_Description of the task_
Please write the listing below out again exactly, leaving every picture behind.
§ §
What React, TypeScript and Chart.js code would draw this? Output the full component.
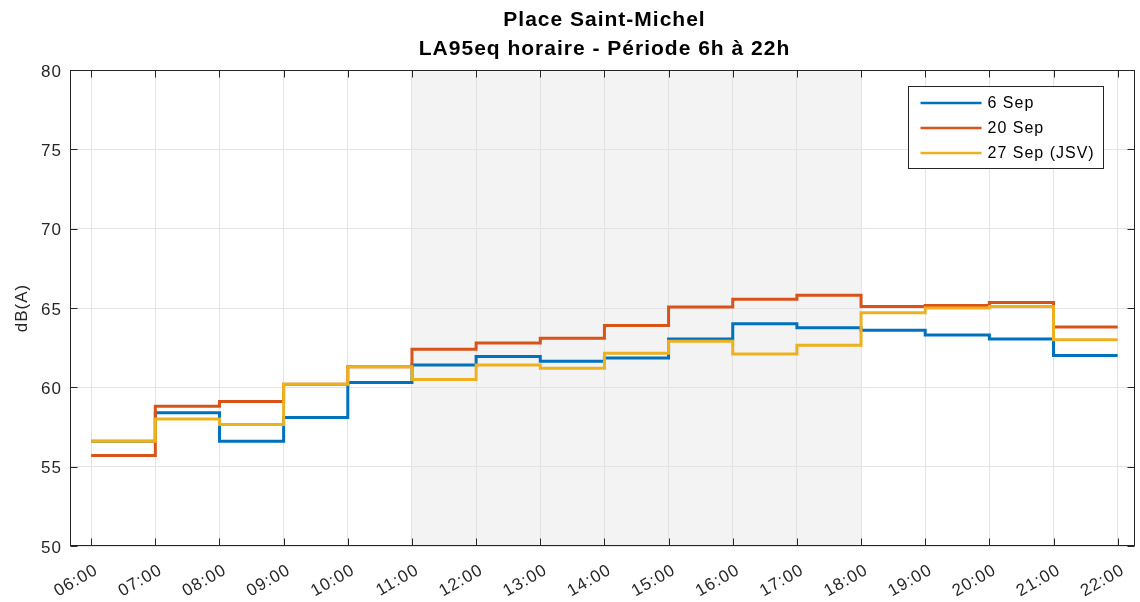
import React, { useEffect, useRef } from "react";
import { Chart, registerables } from "chart.js";

Chart.register(...registerables);

const TITLE_LINES = ["Place Saint-Michel", "LA95eq horaire - Période 6h à 22h"];
const Y_TITLE = "dB(A)";
const HOURS = [6, 7, 8, 9, 10, 11, 12, 13, 14, 15, 16, 17, 18, 19, 20, 21, 22];
const HOUR_LABELS = [
  "06:00", "07:00", "08:00", "09:00", "10:00", "11:00", "12:00", "13:00", "14:00",
  "15:00", "16:00", "17:00", "18:00", "19:00", "20:00", "21:00", "22:00",
];
const Y_TICKS = [50, 55, 60, 65, 70, 75, 80];
const SEP6 = [56.6, 58.4, 56.6, 58.1, 60.3, 61.4, 61.95, 61.65, 61.85, 63.05, 64.0, 63.75, 63.6, 63.3, 63.05, 62.0, 62.0];
const SEP20 = [55.7, 58.8, 59.1, 60.2, 61.3, 62.4, 62.8, 63.1, 63.9, 65.06, 65.55, 65.8, 65.1, 65.15, 65.35, 63.8, 63.8];
const SEP27 = [56.6, 58.0, 57.65, 60.2, 61.3, 60.5, 61.4, 61.2, 62.15, 62.9, 62.1, 62.65, 64.7, 65.0, 65.1, 63.0, 63.0];
const SERIES_NAMES = ["6 Sep", "20 Sep", "27 Sep (JSV)"];
const SERIES_COLORS = ["#0072BD", "#D95319", "#EDB120"];
const SHADE_START = 11;
const SHADE_END = 18;
const Y_MIN = 50;
const Y_MAX = 80;
const X_MIN = 5.67;
const X_MAX = 22.27;

const FONT = "'Liberation Sans', Arial, Helvetica, sans-serif";
const AX = "#262626";

const decorPlugin = {
  id: "decor",
  beforeDraw(chart: any) {
    const { ctx, chartArea: a, scales } = chart;
    const x0 = scales.x.getPixelForValue(SHADE_START);
    const x1 = scales.x.getPixelForValue(SHADE_END);
    ctx.save();
    ctx.fillStyle = "#f3f3f3";
    ctx.fillRect(x0, a.top, x1 - x0, a.bottom - a.top);
    ctx.restore();
  },
  afterDraw(chart: any) {
    const { ctx, chartArea: a, scales } = chart;
    ctx.save();
    ctx.letterSpacing = "1px";
    // title
    ctx.fillStyle = "#000";
    ctx.font = `bold 21px ${FONT}`;
    ctx.textAlign = "center";
    ctx.textBaseline = "middle";
    const cx = (a.left + a.right) / 2 + 2;
    ctx.fillText(TITLE_LINES[0], cx, 20);
    ctx.fillText(TITLE_LINES[1], cx, 49);
    // y title
    ctx.save();
    ctx.translate(22, (a.top + a.bottom) / 2);
    ctx.rotate(-Math.PI / 2);
    ctx.fillStyle = AX;
    ctx.font = `17px ${FONT}`;
    ctx.fillText(Y_TITLE, 0, 0);
    ctx.restore();
    // y tick labels
    ctx.fillStyle = AX;
    ctx.font = `17px ${FONT}`;
    ctx.textAlign = "right";
    ctx.textBaseline = "middle";
    Y_TICKS.forEach((v) => {
      ctx.fillText(String(v), a.left - 8, scales.y.getPixelForValue(v) + 2);
    });
    // x tick labels
    ctx.textBaseline = "alphabetic";
    HOURS.forEach((h, i) => {
      const x = scales.x.getPixelForValue(h);
      ctx.save();
      ctx.translate(x + 8, a.bottom + 27);
      ctx.rotate(-Math.PI / 6);
      ctx.fillText(HOUR_LABELS[i], 0, 0);
      ctx.restore();
    });
    // box
    ctx.strokeStyle = AX;
    ctx.lineWidth = 1;
    const L = Math.round(a.left) + 0.5;
    const R = Math.round(a.right) - 0.5;
    const T = Math.round(a.top) + 0.5;
    const B = Math.round(a.bottom) - 0.5;
    ctx.strokeRect(L, T, R - L, B - T);
    // ticks
    const tl = 7;
    ctx.beginPath();
    HOURS.forEach((h) => {
      const x = Math.round(scales.x.getPixelForValue(h)) + 0.5;
      ctx.moveTo(x, B);
      ctx.lineTo(x, B - tl);
      ctx.moveTo(x, T);
      ctx.lineTo(x, T + tl);
    });
    Y_TICKS.forEach((v) => {
      const y = Math.round(scales.y.getPixelForValue(v)) + 0.5;
      ctx.moveTo(L, y);
      ctx.lineTo(L + tl, y);
      ctx.moveTo(R, y);
      ctx.lineTo(R - tl, y);
    });
    ctx.stroke();
    // legend
    const bw = 195;
    const bh = 82;
    const bx = Math.round(a.right - 32 - bw) + 0.5;
    const by = Math.round(a.top + 16) + 0.5;
    ctx.fillStyle = "#fff";
    ctx.fillRect(bx, by, bw, bh);
    ctx.strokeStyle = AX;
    ctx.strokeRect(bx, by, bw, bh);
    ctx.font = `16px ${FONT}`;
    ctx.textAlign = "left";
    ctx.textBaseline = "middle";
    SERIES_NAMES.forEach((name, i) => {
      const y = by + 16.5 + i * 25;
      ctx.strokeStyle = SERIES_COLORS[i];
      ctx.lineWidth = 2.5;
      ctx.beginPath();
      ctx.moveTo(bx + 12, y);
      ctx.lineTo(bx + 73, y);
      ctx.stroke();
      ctx.fillStyle = "#000";
      ctx.fillText(name, bx + 79, y + 1);
    });
    ctx.restore();
  },
};

export default function App() {
  const ref = useRef<HTMLCanvasElement>(null);
  useEffect(() => {
    document.body.style.margin = "0";
    const mk = (d: number[]) => HOURS.map((h, i) => ({ x: h, y: d[i] }));
    const chart = new Chart(ref.current!, {
      type: "line",
      data: {
        datasets: [SEP6, SEP20, SEP27].map((d, i) => ({
          label: SERIES_NAMES[i],
          data: mk(d),
          borderColor: SERIES_COLORS[i],
          backgroundColor: SERIES_COLORS[i],
          borderWidth: 3,
          pointRadius: 0,
          stepped: true,
          fill: false,
          order: 2 - i,
        })),
      },
      options: {
        animation: false,
        responsive: false,
        maintainAspectRatio: false,
        layout: { padding: { left: 0, top: 70, right: 5, bottom: 0 } },
        plugins: { legend: { display: false }, title: { display: false }, tooltip: { enabled: false } },
        scales: {
          x: {
            type: "linear",
            min: X_MIN,
            max: X_MAX,
            afterBuildTicks: (s: any) => {
              s.ticks = HOURS.map((h) => ({ value: h }));
            },
            afterFit: (s: any) => {
              s.height = 56;
            },
            grid: { color: "#e3e3e3", drawTicks: false },
            border: { display: false },
            ticks: { display: false, autoSkip: false },
          },
          y: {
            min: Y_MIN,
            max: Y_MAX,
            afterBuildTicks: (s: any) => {
              s.ticks = Y_TICKS.map((v) => ({ value: v }));
            },
            afterFit: (s: any) => {
              s.width = 70;
            },
            grid: { color: "#e3e3e3", drawTicks: false },
            border: { display: false },
            ticks: { display: false },
          },
        },
      },
      plugins: [decorPlugin],
    });
    return () => chart.destroy();
  }, []);
  return (
    <div style={{ position: "fixed", left: 0, top: 0, width: 1140, height: 602 }}>
      <canvas ref={ref} width={1140} height={602} style={{ width: 1140, height: 602 }} />
    </div>
  );
}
§ §
_Output of the task_
What React, TypeScript and Chart.js code would draw this? Output the full component.
import React, { useEffect, useRef } from "react";
import { Chart, registerables } from "chart.js";

Chart.register(...registerables);

const TITLE_LINES = ["Place Saint-Michel", "LA95eq horaire - Période 6h à 22h"];
const Y_TITLE = "dB(A)";
const HOURS = [6, 7, 8, 9, 10, 11, 12, 13, 14, 15, 16, 17, 18, 19, 20, 21, 22];
const HOUR_LABELS = [
  "06:00", "07:00", "08:00", "09:00", "10:00", "11:00", "12:00", "13:00", "14:00",
  "15:00", "16:00", "17:00", "18:00", "19:00", "20:00", "21:00", "22:00",
];
const Y_TICKS = [50, 55, 60, 65, 70, 75, 80];
const SEP6 = [56.6, 58.4, 56.6, 58.1, 60.3, 61.4, 61.95, 61.65, 61.85, 63.05, 64.0, 63.75, 63.6, 63.3, 63.05, 62.0, 62.0];
const SEP20 = [55.7, 58.8, 59.1, 60.2, 61.3, 62.4, 62.8, 63.1, 63.9, 65.06, 65.55, 65.8, 65.1, 65.15, 65.35, 63.8, 63.8];
const SEP27 = [56.6, 58.0, 57.65, 60.2, 61.3, 60.5, 61.4, 61.2, 62.15, 62.9, 62.1, 62.65, 64.7, 65.0, 65.1, 63.0, 63.0];
const SERIES_NAMES = ["6 Sep", "20 Sep", "27 Sep (JSV)"];
const SERIES_COLORS = ["#0072BD", "#D95319", "#EDB120"];
const SHADE_START = 11;
const SHADE_END = 18;
const Y_MIN = 50;
const Y_MAX = 80;
const X_MIN = 5.67;
const X_MAX = 22.27;

const FONT = "'Liberation Sans', Arial, Helvetica, sans-serif";
const AX = "#262626";

const decorPlugin = {
  id: "decor",
  beforeDraw(chart: any) {
    const { ctx, chartArea: a, scales } = chart;
    const x0 = scales.x.getPixelForValue(SHADE_START);
    const x1 = scales.x.getPixelForValue(SHADE_END);
    ctx.save();
    ctx.fillStyle = "#f3f3f3";
    ctx.fillRect(x0, a.top, x1 - x0, a.bottom - a.top);
    ctx.restore();
  },
  afterDraw(chart: any) {
    const { ctx, chartArea: a, scales } = chart;
    ctx.save();
    ctx.letterSpacing = "1px";
    // title
    ctx.fillStyle = "#000";
    ctx.font = `bold 21px ${FONT}`;
    ctx.textAlign = "center";
    ctx.textBaseline = "middle";
    const cx = (a.left + a.right) / 2 + 2;
    ctx.fillText(TITLE_LINES[0], cx, 20);
    ctx.fillText(TITLE_LINES[1], cx, 49);
    // y title
    ctx.save();
    ctx.translate(22, (a.top + a.bottom) / 2);
    ctx.rotate(-Math.PI / 2);
    ctx.fillStyle = AX;
    ctx.font = `17px ${FONT}`;
    ctx.fillText(Y_TITLE, 0, 0);
    ctx.restore();
    // y tick labels
    ctx.fillStyle = AX;
    ctx.font = `17px ${FONT}`;
    ctx.textAlign = "right";
    ctx.textBaseline = "middle";
    Y_TICKS.forEach((v) => {
      ctx.fillText(String(v), a.left - 8, scales.y.getPixelForValue(v) + 2);
    });
    // x tick labels
    ctx.textBaseline = "alphabetic";
    HOURS.forEach((h, i) => {
      const x = scales.x.getPixelForValue(h);
      ctx.save();
      ctx.translate(x + 8, a.bottom + 27);
      ctx.rotate(-Math.PI / 6);
      ctx.fillText(HOUR_LABELS[i], 0, 0);
      ctx.restore();
    });
    // box
    ctx.strokeStyle = AX;
    ctx.lineWidth = 1;
    const L = Math.round(a.left) + 0.5;
    const R = Math.round(a.right) - 0.5;
    const T = Math.round(a.top) + 0.5;
    const B = Math.round(a.bottom) - 0.5;
    ctx.strokeRect(L, T, R - L, B - T);
    // ticks
    const tl = 7;
    ctx.beginPath();
    HOURS.forEach((h) => {
      const x = Math.round(scales.x.getPixelForValue(h)) + 0.5;
      ctx.moveTo(x, B);
      ctx.lineTo(x, B - tl);
      ctx.moveTo(x, T);
      ctx.lineTo(x, T + tl);
    });
    Y_TICKS.forEach((v) => {
      const y = Math.round(scales.y.getPixelForValue(v)) + 0.5;
      ctx.moveTo(L, y);
      ctx.lineTo(L + tl, y);
      ctx.moveTo(R, y);
      ctx.lineTo(R - tl, y);
    });
    ctx.stroke();
    // legend
    const bw = 195;
    const bh = 82;
    const bx = Math.round(a.right - 32 - bw) + 0.5;
    const by = Math.round(a.top + 16) + 0.5;
    ctx.fillStyle = "#fff";
    ctx.fillRect(bx, by, bw, bh);
    ctx.strokeStyle = AX;
    ctx.strokeRect(bx, by, bw, bh);
    ctx.font = `16px ${FONT}`;
    ctx.textAlign = "left";
    ctx.textBaseline = "middle";
    SERIES_NAMES.forEach((name, i) => {
      const y = by + 16.5 + i * 25;
      ctx.strokeStyle = SERIES_COLORS[i];
      ctx.lineWidth = 2.5;
      ctx.beginPath();
      ctx.moveTo(bx + 12, y);
      ctx.lineTo(bx + 73, y);
      ctx.stroke();
      ctx.fillStyle = "#000";
      ctx.fillText(name, bx + 79, y + 1);
    });
    ctx.restore();
  },
};

export default function App() {
  const ref = useRef<HTMLCanvasElement>(null);
  useEffect(() => {
    document.body.style.margin = "0";
    const mk = (d: number[]) => HOURS.map((h, i) => ({ x: h, y: d[i] }));
    const chart = new Chart(ref.current!, {
      type: "line",
      data: {
        datasets: [SEP6, SEP20, SEP27].map((d, i) => ({
          label: SERIES_NAMES[i],
          data: mk(d),
          borderColor: SERIES_COLORS[i],
          backgroundColor: SERIES_COLORS[i],
          borderWidth: 3,
          pointRadius: 0,
          stepped: true,
          fill: false,
          order: 2 - i,
        })),
      },
      options: {
        animation: false,
        responsive: false,
        maintainAspectRatio: false,
        layout: { padding: { left: 0, top: 70, right: 5, bottom: 0 } },
        plugins: { legend: { display: false }, title: { display: false }, tooltip: { enabled: false } },
        scales: {
          x: {
            type: "linear",
            min: X_MIN,
            max: X_MAX,
            afterBuildTicks: (s: any) => {
              s.ticks = HOURS.map((h) => ({ value: h }));
            },
            afterFit: (s: any) => {
              s.height = 56;
            },
            grid: { color: "#e3e3e3", drawTicks: false },
            border: { display: false },
            ticks: { display: false, autoSkip: false },
          },
          y: {
            min: Y_MIN,
            max: Y_MAX,
            afterBuildTicks: (s: any) => {
              s.ticks = Y_TICKS.map((v) => ({ value: v }));
            },
            afterFit: (s: any) => {
              s.width = 70;
            },
            grid: { color: "#e3e3e3", drawTicks: false },
            border: { display: false },
            ticks: { display: false },
          },
        },
      },
      plugins: [decorPlugin],
    });
    return () => chart.destroy();
  }, []);
  return (
    <div style={{ position: "fixed", left: 0, top: 0, width: 1140, height: 602 }}>
      <canvas ref={ref} width={1140} height={602} style={{ width: 1140, height: 602 }} />
    </div>
  );
}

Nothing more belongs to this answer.